Lamentablemente, a pesar de que el 80 % de la población colombiana habita en la macrocuenca Magdalena-Cauca, me atrevo a decir que la mayoría de nosotros no sabríamos responder a esta pregunta. No nos sentimos parte del río. A pesar de que somos parte del problema, somos ajenos a sus dolores. Para la mayoría, el río es una fuente de energía, el lugar para colocar las hidroeléctricas y embalses, la vía de transporte, el desagüe. Quizá desconocen que también es el agua con la que te bañaste, el agua que bebiste; el hogar de al menos 220 especies de peces. Es la comida de miles de colombianos.

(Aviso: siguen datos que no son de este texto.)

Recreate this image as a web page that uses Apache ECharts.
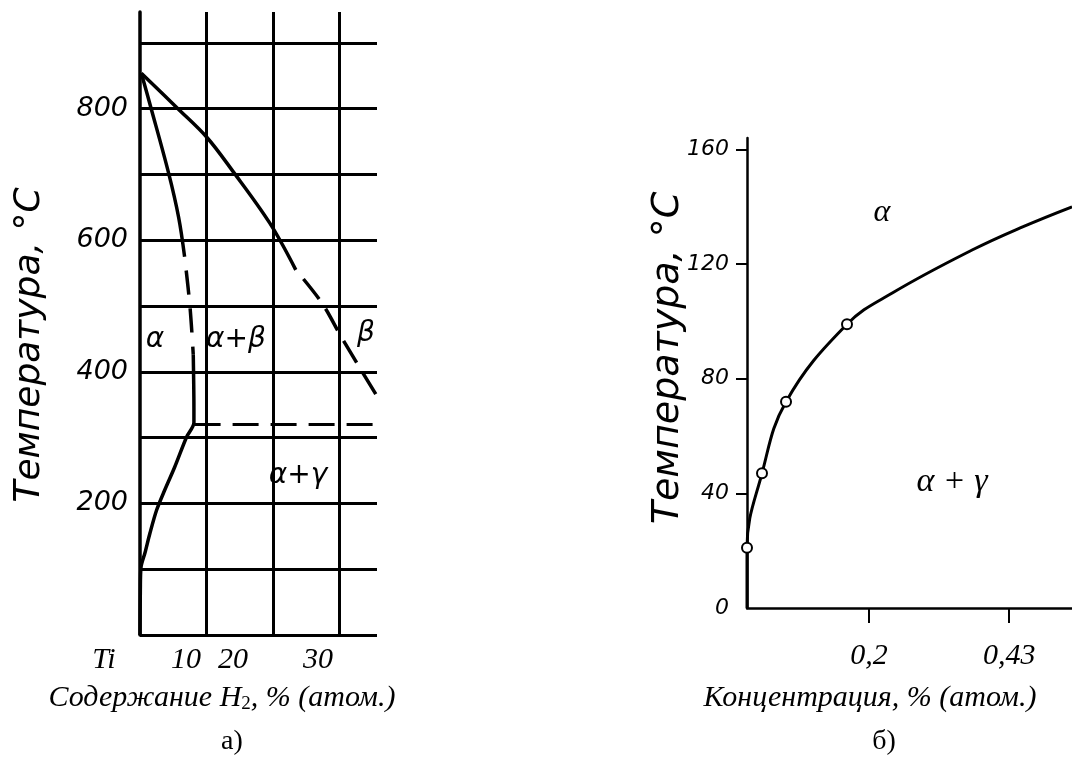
<!DOCTYPE html>
<html><head><meta charset="utf-8">
<script src="https://cdn.jsdelivr.net/npm/echarts@6/dist/echarts.min.js"></script>
<style>html,body{margin:0;padding:0;background:#fff}#c{width:1072px;height:769px}</style>
</head><body><div id="c"></div>
<script>
// ---------- Diagram a) Ti–H ----------
const leftXTickLabels = ['Ti', '10', '20', '30'];
const leftYTickValues = [200, 400, 600, 800];
const betaTransusSolid = [[0.2, 854], [5.7, 800], [10, 757], [13.8, 707], [19.5, 626], [23.4, 555]];
const betaTransusDashed = [[23.4, 555], [27.3, 505], [30.3, 452], [35.6, 363]];
const alphaSolvusSolid = [[0.2, 854], [1.6, 803], [4.3, 702], [5.8, 635], [6.7, 575]];
const alphaSolvusDashed = [[6.7, 575], [7.5, 500], [8.0, 426]];
const alphaSolvusLower = [[8.0, 426], [8.1, 345], [8.1, 323], [7.0, 301], [5.2, 255], [3.7, 220], [2.5, 190], [1.5, 155], [0.75, 125], [0.15, 103], [0.05, 68], [0, 0]];
const eutectoidLine = [[8.2, 320], [35.6, 320]];
const leftRegionLabels = ['α', 'α+β', 'α+γ', 'β'];

// ---------- Diagram б) ----------
const rightXTickValues = [0.2, 0.43];
const rightYTickValues = [0, 40, 80, 120, 160];
const solvusCurve = [[0, 0], [0, 21], [0.0246, 47], [0.064, 72], [0.164, 99], [0.239, 110], [0.370, 125], [0.452, 133], [0.533, 140]];
const measuredPoints = [[0, 21], [0.0246, 47], [0.064, 72], [0.164, 99]];
const rightRegionLabels = ['α', 'α + γ'];

const HAND = '"DejaVu Sans"';
const TIMES = '"Liberation Serif"';
const black = '#000';

const chart = echarts.init(document.getElementById('c'), null, {renderer: 'canvas'});

function lineSeries(data, width, dash, offset, smooth) {
  return {
    type: 'line', xAxisIndex: 0, yAxisIndex: 0, data: data, showSymbol: false,
    smooth: smooth === undefined ? 0.35 : smooth, animation: false, silent: true,
    lineStyle: {color: black, width: width, type: dash || 'solid', dashOffset: offset || 0, cap: 'butt'}
  };
}

function txt(x, y, text, font, extra) {
  return Object.assign({type: 'text', x: x, y: y, z: 50,
    style: {text: text, font: font, fill: black, textAlign: 'center', textVerticalAlign: 'middle'}}, extra || {});
}

const option = {
  backgroundColor: '#fff',
  animation: false,
  grid: [
    {left: 140, top: 12, width: 237, height: 623},
    {left: 747, top: 138, width: 325, height: 470}
  ],
  xAxis: [
    {
      type: 'value', gridIndex: 0, min: 0, max: 35.6, interval: 10,
      axisLine: {show: false}, axisTick: {show: false}, axisLabel: {show: false},
      splitLine: {show: true, showMinLine: false, showMaxLine: false, lineStyle: {color: black, width: 3}}
    },
    {
      type: 'value', gridIndex: 1, min: 0, max: 0.533,
      axisLine: {show: true, lineStyle: {color: black, width: 2.5}},
      axisTick: {show: true, customValues: rightXTickValues, length: 15, lineStyle: {color: black, width: 2}},
      axisLabel: {
        show: true, customValues: rightXTickValues, margin: 33,
        formatter: v => rightXTickValues.some(t => Math.abs(t - v) < 1e-9) ? String(v).replace('.', ',') : '',
        color: black, fontFamily: TIMES, fontStyle: 'italic', fontSize: 30
      },
      splitLine: {show: false}
    }
  ],
  yAxis: [
    {
      type: 'value', gridIndex: 0, min: 0, max: 947, interval: 100,
      axisLine: {show: true, lineStyle: {color: black, width: 3.5}},
      axisTick: {show: false},
      axisLabel: {
        show: true, margin: 12, color: black, fontFamily: HAND, fontStyle: 'italic', fontSize: 27,
        formatter: v => leftYTickValues.includes(v) ? String(v) : ''
      },
      splitLine: {show: true, showMinLine: true, showMaxLine: false, lineStyle: {color: black, width: 3}}
    },
    {
      type: 'value', gridIndex: 1, min: 0, max: 164, interval: 40,
      axisLine: {show: true, lineStyle: {color: black, width: 2.5}},
      axisTick: {show: true, customValues: [40, 80, 120, 160], length: 11, lineStyle: {color: black, width: 2}},
      axisLabel: {
        show: true, customValues: rightYTickValues, margin: 18, color: black, fontFamily: HAND, fontStyle: 'italic', fontSize: 22,
        formatter: v => rightYTickValues.includes(v) ? String(v) : ''
      },
      splitLine: {show: false}
    }
  ],
  series: [
    lineSeries(betaTransusSolid, 3.5),
    lineSeries(betaTransusDashed, 3.5, [25, 12], 25),
    lineSeries(alphaSolvusSolid, 3.5),
    lineSeries(alphaSolvusDashed, 3.5, [24, 14], 24),
    lineSeries(alphaSolvusLower, 3.5, 'solid', 0, 0.3),
    lineSeries(eutectoidLine, 3, [26, 12], 0, false),
    {
      type: 'line', xAxisIndex: 1, yAxisIndex: 1, data: solvusCurve, showSymbol: false, smooth: 0.4,
      silent: true, lineStyle: {color: black, width: 3}
    },
    {
      type: 'scatter', xAxisIndex: 1, yAxisIndex: 1, data: measuredPoints, symbol: 'circle', symbolSize: 10,
      silent: true, itemStyle: {color: '#fff', borderColor: black, borderWidth: 2, opacity: 1}, z: 5
    }
  ],
  graphic: [
    // region labels, diagram a
    txt(155, 340, leftRegionLabels[0], 'italic 28px ' + HAND),
    txt(236, 340, leftRegionLabels[1], 'italic 28px ' + HAND),
    txt(298, 476, leftRegionLabels[2], 'italic 28px ' + HAND),
    txt(357, 334, leftRegionLabels[3], 'italic 28px ' + HAND, {style: {text: leftRegionLabels[3], font: 'italic 28px ' + HAND, fill: black, textAlign: 'left', textVerticalAlign: 'middle'}}),
    {type: 'rect', z: 60, shape: {x: 378.5, y: 300, width: 30, height: 60}, style: {fill: '#fff'}},
    // y titles
    txt(30, 345, 'Температура, °С', 'italic 36px ' + HAND, {rotation: Math.PI / 2}),
    txt(668, 358, 'Температура, °С', 'italic 38px ' + HAND, {rotation: Math.PI / 2}),
    // typed x tick labels, diagram a
    txt(104, 660, leftXTickLabels[0], 'italic 30px ' + TIMES),
    txt(186, 660, leftXTickLabels[1], 'italic 30px ' + TIMES),
    txt(233, 660, leftXTickLabels[2], 'italic 30px ' + TIMES),
    txt(318, 660, leftXTickLabels[3], 'italic 30px ' + TIMES),
    // axis titles
    {type: 'text', x: 222, y: 698, z: 50, style: {
      text: 'Содержание H{sub|2}, % (атом.)', font: 'italic 30px ' + TIMES, fill: black, textAlign: 'center', textVerticalAlign: 'middle',
      rich: {sub: {fontFamily: TIMES, fontSize: 19, padding: [12, 0, 0, 0]}}
    }},
    txt(870, 698, 'Концентрация, % (атом.)', 'italic 30px ' + TIMES),
    txt(232, 742, 'а)', '28px ' + TIMES),
    txt(884, 742, 'б)', '28px ' + TIMES),
    // region labels, diagram б
    txt(882, 213, rightRegionLabels[0], 'italic 32px ' + TIMES),
    txt(952, 482, rightRegionLabels[1], 'italic 34px ' + TIMES)
  ]
};
chart.setOption(option);
</script></body></html>
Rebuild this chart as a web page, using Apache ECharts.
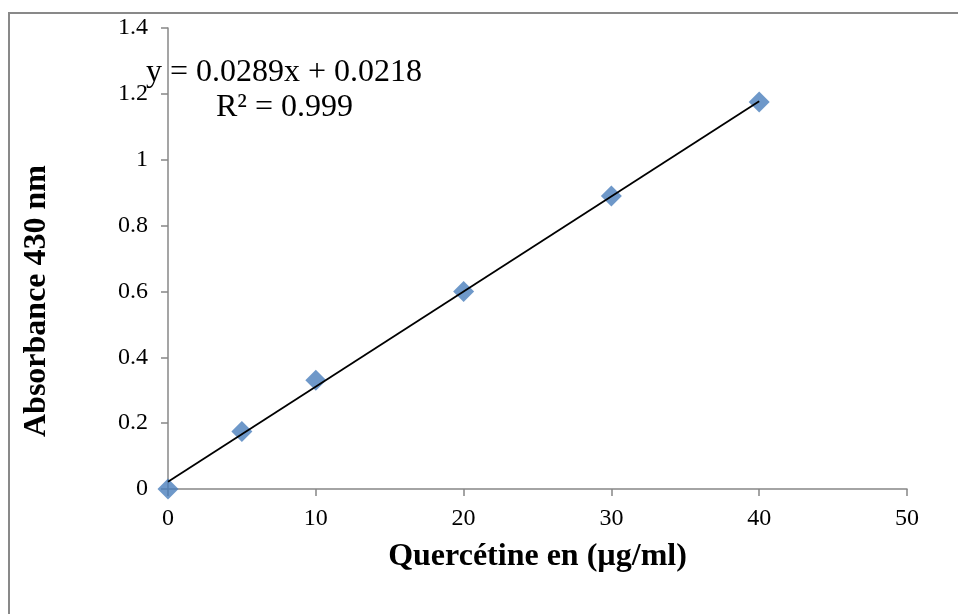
<!DOCTYPE html>
<html><head><meta charset="utf-8">
<script src="https://cdn.jsdelivr.net/npm/echarts@6/dist/echarts.min.js"></script>
<style>html,body{margin:0;padding:0;background:#fff}#c{width:958px;height:614px}</style>
</head><body><div id="c"></div>
<script>
const concentrations = [0, 5, 10, 20, 30, 40];
const absorbance = [0, 0.175, 0.33, 0.60, 0.89, 1.175];
const slope = 0.0289;
const intercept = 0.0218;
const rSquared = 0.999;
const xTicks = [0, 10, 20, 30, 40, 50];
const yTicks = [0, 0.2, 0.4, 0.6, 0.8, 1, 1.2, 1.4];
const trendX = [0, 40];

const font = '"Liberation Serif", "Times New Roman", serif';
const axisGrey = '#878787';
const chart = echarts.init(document.getElementById('c'));
chart.setOption({
  animation: false,
  grid: {left: 168, right: 51, top: 28, bottom: 125},
  xAxis: {
    type: 'value', min: 0, max: 50, interval: 10,
    name: 'Quercétine en (µg/ml)', nameLocation: 'middle', nameGap: 52,
    nameTextStyle: {fontFamily: font, fontSize: 32, fontWeight: 'bold', color: '#000'},
    axisLine: {show: true, lineStyle: {color: axisGrey, width: 1.5}},
    axisTick: {show: true, length: 7, lineStyle: {color: axisGrey, width: 1.5}},
    axisLabel: {fontFamily: font, fontSize: 24, color: '#000', margin: 18},
    splitLine: {show: false}
  },
  yAxis: {
    type: 'value', min: 0, max: 1.4, interval: 0.2,
    axisLine: {show: true, lineStyle: {color: axisGrey, width: 1.5}},
    axisTick: {show: true, length: 7, lineStyle: {color: axisGrey, width: 1.5}},
    axisLabel: {fontFamily: font, fontSize: 24, color: '#000', margin: 20,
      formatter: v => String(Math.round(v * 10) / 10)},
    splitLine: {show: false}
  },
  graphic: [
    {type: 'rect', x: 9, y: 13, shape: {width: 960, height: 620}, silent: true,
      style: {fill: 'none', stroke: '#898989', lineWidth: 2}, z: -10},
    {type: 'text', x: 37, y: 301, rotation: Math.PI / 2, silent: true,
      style: {text: 'Absorbance 430 nm', fontFamily: font, fontSize: 32, fontWeight: 'bold', fill: '#000',
        align: 'center', verticalAlign: 'middle'}},
    {type: 'text', silent: true, x: 146, y: 73, z: 20,
      style: {text: 'y = ' + slope + 'x + ' + intercept, fontFamily: font, fontSize: 32, fill: '#000', verticalAlign: 'middle'}},
    {type: 'text', silent: true, x: 216, y: 108, z: 20,
      style: {text: 'R² = ' + rSquared, fontFamily: font, fontSize: 32, fill: '#000', verticalAlign: 'middle'}}
  ],
  series: [
    {type: 'scatter', symbol: 'diamond', symbolSize: 21, z: 2,
      itemStyle: {color: '#4a7ebb'},
      data: concentrations.map((x, i) => [x, absorbance[i]])},
    {type: 'line', symbol: 'none', z: 3,
      lineStyle: {color: '#000', width: 1.8},
      data: trendX.map(x => [x, slope * x + intercept])}
  ]
});
</script></body></html>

Gabo y el río Magdalena son parte de nuestra colombianidad. Ambos están conectados, invitándonos a construir una nueva forma de pensar el agua, nuestros ríos y sus recursos, una nueva Colombia para todos, hasta para los peces. Es un llamado a que exijamos acciones y voluntad para restaurar las heridas y sanar las dolencias del río, para que nos pensemos como habitantes de nuestros ríos, a que los sintamos, disfrutemos y protejamos, para que con orgullo podamos decir que nuestro nobel de literatura se equivocó al decir: «Hoy el río Magdalena está muerto, con sus aguas podridas y sus animales extinguidos».
#ColombiaVotaSostenible
[1] Bagre rayado (Pseudoplatystoma magdaleniatum), nicuro (Pimelodus yuma), capaz (Pimelodus grosskopfii), el bagre blanco (Surubim cuspicaudus), bagre sapo (Pseudopimelodus schultzi), doncella (Ageneiosus pardalis), bocachico (Prochilodus magdalenae), viejito (Cyphocharax magdalenae), mohino (Leporinus muyscorum), dorada (Brycon moorei), picuda (Salminus affinis), arenca (Triportheus magdalenae), chango (Cynopotamus magdalenae) y cachegua (Trachelyopterus insignis).
[2] “Hoy el río Magdalena está muerto, con sus aguas podridas y sus animales extinguidos. Los trabajos de recuperación de que tanto han hablado los gobiernos sucesivos que nada han hecho, requerirían la siembra técnica de unos sesenta millones de árboles en un noventa por ciento de las tierras de propiedad privada, cuyos dueños tendrían que renunciar por el solo amor a la patria al noventa por ciento de sus ingresos actuales”.